BEGIN INPUT RECORDS

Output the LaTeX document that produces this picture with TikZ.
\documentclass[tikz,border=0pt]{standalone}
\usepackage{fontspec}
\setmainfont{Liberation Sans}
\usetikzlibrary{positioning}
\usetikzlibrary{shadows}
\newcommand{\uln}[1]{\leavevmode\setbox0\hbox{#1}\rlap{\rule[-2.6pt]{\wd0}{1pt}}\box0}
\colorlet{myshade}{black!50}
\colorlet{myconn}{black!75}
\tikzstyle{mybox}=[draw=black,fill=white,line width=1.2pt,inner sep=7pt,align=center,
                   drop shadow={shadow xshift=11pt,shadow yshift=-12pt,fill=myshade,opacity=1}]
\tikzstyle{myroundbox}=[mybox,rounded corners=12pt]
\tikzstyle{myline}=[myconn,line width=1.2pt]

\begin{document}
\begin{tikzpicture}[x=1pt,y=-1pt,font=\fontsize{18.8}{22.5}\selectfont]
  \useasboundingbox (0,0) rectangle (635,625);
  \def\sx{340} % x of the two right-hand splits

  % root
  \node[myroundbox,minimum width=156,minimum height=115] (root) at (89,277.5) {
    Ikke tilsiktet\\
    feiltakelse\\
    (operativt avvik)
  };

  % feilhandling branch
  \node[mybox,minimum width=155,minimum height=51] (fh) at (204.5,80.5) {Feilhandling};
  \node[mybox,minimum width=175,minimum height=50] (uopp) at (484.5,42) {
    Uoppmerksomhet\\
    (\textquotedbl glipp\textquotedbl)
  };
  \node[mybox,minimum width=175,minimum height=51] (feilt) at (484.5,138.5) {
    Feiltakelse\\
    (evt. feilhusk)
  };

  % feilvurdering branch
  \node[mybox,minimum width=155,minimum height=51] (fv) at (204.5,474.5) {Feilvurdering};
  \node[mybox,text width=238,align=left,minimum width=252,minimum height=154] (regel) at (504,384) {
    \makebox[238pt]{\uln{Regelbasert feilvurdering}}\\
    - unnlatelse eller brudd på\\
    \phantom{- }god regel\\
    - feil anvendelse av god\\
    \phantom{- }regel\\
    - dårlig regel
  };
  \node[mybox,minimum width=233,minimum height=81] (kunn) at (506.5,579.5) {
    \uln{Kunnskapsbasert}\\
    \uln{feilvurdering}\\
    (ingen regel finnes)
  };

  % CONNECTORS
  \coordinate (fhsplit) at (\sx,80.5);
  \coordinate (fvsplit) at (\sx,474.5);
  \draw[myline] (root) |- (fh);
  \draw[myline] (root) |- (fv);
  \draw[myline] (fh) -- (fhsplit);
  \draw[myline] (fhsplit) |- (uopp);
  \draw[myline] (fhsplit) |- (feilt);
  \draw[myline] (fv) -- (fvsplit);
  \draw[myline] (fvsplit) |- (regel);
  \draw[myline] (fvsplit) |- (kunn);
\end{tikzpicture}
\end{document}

END INPUT RECORDS
BEGIN INPUT RECORDS

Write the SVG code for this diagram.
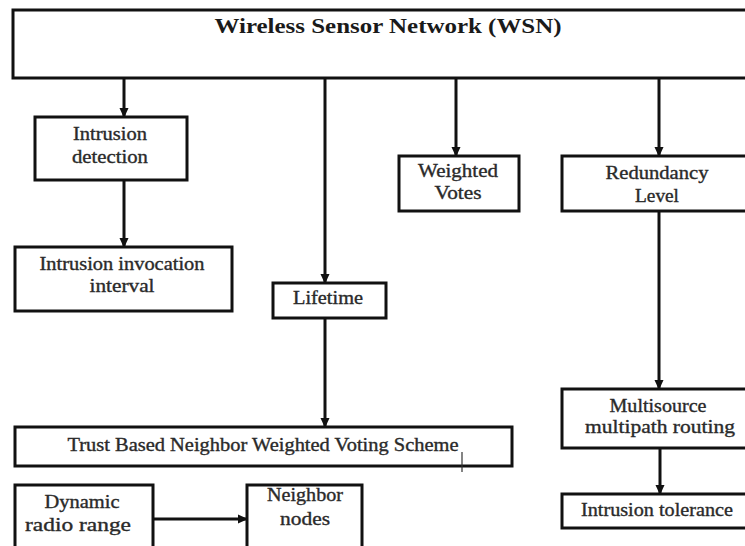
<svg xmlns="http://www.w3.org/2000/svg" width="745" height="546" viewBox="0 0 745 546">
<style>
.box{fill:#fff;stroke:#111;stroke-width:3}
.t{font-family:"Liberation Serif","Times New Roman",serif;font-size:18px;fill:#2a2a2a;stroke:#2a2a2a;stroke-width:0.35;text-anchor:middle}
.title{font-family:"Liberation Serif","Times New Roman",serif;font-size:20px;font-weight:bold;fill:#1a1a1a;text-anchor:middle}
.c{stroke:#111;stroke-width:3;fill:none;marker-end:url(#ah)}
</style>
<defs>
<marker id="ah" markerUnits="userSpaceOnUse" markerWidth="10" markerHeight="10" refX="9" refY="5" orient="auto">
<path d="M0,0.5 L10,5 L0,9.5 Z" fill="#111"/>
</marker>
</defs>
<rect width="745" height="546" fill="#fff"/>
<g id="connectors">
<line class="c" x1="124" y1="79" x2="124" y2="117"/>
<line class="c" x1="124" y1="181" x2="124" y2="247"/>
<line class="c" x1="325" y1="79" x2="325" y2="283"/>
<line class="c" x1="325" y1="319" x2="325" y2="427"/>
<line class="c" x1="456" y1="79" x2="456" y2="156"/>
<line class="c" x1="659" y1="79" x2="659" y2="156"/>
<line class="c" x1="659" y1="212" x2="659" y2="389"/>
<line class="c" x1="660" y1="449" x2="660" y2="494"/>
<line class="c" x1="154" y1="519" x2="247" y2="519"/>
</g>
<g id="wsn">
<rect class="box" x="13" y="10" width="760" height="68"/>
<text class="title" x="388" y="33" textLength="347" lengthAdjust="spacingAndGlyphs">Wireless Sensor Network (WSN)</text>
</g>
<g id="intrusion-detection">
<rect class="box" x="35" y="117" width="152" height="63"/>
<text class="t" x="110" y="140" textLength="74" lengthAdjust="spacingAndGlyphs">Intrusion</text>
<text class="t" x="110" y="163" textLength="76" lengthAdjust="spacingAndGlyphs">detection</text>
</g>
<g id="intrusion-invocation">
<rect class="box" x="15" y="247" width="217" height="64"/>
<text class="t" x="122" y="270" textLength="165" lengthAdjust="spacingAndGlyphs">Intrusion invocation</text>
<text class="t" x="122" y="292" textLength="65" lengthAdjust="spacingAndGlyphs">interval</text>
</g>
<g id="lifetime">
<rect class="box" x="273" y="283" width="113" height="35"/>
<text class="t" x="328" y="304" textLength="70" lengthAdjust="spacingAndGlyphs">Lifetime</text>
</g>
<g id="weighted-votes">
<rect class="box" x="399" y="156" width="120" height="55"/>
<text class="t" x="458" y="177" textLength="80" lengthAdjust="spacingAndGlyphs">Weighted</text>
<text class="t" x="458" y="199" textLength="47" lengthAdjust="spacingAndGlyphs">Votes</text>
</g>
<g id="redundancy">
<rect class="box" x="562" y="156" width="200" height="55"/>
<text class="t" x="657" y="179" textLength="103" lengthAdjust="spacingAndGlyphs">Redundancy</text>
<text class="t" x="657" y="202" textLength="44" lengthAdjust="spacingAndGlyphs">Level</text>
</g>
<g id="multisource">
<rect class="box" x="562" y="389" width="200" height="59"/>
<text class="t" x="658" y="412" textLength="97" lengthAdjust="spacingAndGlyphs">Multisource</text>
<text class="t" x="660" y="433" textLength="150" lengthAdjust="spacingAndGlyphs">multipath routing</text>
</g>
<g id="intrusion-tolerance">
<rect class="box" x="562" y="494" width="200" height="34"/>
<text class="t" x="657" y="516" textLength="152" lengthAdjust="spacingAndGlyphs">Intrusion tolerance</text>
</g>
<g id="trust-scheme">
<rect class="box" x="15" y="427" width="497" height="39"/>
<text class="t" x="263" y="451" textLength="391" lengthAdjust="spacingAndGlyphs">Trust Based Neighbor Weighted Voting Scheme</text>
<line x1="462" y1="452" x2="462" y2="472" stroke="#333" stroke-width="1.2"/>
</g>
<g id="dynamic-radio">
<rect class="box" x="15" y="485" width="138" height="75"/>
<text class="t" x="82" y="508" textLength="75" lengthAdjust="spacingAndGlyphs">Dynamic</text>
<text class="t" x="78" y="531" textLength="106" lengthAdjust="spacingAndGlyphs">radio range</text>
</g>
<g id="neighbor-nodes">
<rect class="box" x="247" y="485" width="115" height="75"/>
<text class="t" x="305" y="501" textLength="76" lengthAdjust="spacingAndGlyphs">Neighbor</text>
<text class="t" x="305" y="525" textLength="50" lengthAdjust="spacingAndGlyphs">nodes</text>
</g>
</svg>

END INPUT RECORDS
BEGIN INPUT RECORDS

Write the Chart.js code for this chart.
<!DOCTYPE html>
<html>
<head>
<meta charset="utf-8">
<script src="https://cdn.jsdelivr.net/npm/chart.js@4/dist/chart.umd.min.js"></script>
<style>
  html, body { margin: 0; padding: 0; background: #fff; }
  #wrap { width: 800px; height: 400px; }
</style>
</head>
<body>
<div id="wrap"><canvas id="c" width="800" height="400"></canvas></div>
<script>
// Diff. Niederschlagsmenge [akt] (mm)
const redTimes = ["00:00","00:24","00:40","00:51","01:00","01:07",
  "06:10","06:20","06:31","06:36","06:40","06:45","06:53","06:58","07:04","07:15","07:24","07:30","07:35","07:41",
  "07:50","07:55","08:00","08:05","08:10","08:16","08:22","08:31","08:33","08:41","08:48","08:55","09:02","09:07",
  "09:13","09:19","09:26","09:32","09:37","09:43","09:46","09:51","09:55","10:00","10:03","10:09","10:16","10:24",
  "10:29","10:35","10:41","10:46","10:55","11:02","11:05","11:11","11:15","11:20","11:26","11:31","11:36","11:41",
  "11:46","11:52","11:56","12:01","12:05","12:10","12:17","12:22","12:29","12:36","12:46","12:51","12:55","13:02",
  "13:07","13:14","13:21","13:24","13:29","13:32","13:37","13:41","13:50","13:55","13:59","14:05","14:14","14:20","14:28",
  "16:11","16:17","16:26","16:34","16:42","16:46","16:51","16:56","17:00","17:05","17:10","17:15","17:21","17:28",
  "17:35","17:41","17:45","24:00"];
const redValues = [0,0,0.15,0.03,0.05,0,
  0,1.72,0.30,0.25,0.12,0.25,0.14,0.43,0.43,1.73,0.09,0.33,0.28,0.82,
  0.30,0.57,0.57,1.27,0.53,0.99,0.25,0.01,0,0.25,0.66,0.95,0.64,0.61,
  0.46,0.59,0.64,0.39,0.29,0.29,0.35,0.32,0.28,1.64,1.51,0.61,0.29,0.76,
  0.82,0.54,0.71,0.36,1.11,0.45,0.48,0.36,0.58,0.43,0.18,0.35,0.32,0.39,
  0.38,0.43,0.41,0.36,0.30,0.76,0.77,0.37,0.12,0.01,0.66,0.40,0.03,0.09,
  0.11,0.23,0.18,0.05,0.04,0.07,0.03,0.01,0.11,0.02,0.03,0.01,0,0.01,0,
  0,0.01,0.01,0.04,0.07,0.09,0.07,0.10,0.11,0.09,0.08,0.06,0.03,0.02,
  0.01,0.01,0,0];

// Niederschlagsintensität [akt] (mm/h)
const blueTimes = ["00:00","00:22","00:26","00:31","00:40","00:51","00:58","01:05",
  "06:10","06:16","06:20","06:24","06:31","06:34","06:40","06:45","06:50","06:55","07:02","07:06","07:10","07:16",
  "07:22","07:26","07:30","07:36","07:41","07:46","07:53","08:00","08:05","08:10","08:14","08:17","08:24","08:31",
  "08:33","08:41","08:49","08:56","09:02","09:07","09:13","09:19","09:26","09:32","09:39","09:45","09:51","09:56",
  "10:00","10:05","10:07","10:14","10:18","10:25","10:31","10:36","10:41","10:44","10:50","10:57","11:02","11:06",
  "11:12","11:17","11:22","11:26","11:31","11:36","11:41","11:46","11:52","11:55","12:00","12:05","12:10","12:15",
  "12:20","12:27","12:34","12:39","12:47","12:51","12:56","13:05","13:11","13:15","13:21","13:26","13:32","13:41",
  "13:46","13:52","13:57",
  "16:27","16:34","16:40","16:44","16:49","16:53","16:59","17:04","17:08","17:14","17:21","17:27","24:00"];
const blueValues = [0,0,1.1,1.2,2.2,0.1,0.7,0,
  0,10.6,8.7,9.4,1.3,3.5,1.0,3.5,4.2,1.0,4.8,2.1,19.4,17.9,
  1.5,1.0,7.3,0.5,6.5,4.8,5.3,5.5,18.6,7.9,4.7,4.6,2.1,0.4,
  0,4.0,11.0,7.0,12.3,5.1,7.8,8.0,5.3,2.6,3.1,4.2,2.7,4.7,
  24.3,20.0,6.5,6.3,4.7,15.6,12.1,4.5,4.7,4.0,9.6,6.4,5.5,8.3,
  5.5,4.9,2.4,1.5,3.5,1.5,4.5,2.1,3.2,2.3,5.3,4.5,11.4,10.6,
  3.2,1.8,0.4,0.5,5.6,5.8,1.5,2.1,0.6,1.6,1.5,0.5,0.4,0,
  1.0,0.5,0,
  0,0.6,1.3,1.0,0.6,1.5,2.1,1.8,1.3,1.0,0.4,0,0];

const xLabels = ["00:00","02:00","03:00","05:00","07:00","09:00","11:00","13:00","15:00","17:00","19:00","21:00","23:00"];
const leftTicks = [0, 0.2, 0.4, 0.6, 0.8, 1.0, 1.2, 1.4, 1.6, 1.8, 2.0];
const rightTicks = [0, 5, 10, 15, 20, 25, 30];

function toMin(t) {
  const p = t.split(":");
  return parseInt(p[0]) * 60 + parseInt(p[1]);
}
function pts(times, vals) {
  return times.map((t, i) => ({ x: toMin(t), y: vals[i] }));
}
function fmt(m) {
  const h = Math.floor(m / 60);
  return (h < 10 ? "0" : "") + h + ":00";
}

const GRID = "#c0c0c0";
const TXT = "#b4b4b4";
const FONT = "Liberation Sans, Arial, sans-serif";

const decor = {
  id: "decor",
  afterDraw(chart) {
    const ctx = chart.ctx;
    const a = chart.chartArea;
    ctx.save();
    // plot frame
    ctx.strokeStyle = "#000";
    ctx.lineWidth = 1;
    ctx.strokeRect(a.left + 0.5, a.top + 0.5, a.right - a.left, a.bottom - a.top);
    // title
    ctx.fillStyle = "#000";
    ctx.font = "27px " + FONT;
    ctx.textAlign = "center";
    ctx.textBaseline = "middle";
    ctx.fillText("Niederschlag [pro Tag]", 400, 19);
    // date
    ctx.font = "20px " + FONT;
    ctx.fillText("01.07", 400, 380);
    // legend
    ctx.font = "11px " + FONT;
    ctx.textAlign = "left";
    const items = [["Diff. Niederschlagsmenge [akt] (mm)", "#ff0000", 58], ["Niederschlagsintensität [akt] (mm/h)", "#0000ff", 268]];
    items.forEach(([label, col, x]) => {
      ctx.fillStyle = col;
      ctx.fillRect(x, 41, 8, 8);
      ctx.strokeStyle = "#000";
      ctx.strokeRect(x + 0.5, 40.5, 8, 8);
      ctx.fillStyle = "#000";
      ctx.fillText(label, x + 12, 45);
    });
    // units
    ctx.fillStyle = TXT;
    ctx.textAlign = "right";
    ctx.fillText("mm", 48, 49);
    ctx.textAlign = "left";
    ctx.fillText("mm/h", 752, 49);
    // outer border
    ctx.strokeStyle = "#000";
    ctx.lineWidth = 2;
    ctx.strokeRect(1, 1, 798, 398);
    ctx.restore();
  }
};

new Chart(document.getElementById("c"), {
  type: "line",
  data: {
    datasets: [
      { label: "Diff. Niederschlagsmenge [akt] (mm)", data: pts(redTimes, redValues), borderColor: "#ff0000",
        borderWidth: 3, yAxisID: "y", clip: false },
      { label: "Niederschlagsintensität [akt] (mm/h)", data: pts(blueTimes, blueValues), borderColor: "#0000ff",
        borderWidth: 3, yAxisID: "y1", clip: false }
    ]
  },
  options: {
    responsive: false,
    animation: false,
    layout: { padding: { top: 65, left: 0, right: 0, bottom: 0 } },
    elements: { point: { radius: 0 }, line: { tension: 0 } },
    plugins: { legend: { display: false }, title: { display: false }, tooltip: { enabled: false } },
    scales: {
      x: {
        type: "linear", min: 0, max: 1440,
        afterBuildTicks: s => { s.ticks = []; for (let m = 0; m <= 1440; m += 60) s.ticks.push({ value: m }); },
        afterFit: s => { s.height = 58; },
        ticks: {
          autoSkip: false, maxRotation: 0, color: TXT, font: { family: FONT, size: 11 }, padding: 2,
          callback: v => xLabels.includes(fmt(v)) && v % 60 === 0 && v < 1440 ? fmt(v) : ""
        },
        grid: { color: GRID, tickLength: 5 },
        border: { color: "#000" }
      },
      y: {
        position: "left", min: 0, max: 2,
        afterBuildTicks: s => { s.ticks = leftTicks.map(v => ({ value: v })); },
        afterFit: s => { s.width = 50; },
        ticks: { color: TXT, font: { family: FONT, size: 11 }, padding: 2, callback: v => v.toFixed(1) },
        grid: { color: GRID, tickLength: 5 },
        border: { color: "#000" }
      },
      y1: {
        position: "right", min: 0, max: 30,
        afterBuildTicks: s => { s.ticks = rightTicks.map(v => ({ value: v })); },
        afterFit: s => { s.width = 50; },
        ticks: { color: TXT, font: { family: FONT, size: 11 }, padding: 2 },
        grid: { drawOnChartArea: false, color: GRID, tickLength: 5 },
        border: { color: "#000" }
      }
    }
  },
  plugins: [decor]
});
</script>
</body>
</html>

END INPUT RECORDS

:: DESCRIPTION OF THE TASK ::
Above is a listing; report how many of its lines include the word "Write", giving the number only.

:: ANSWER ::
2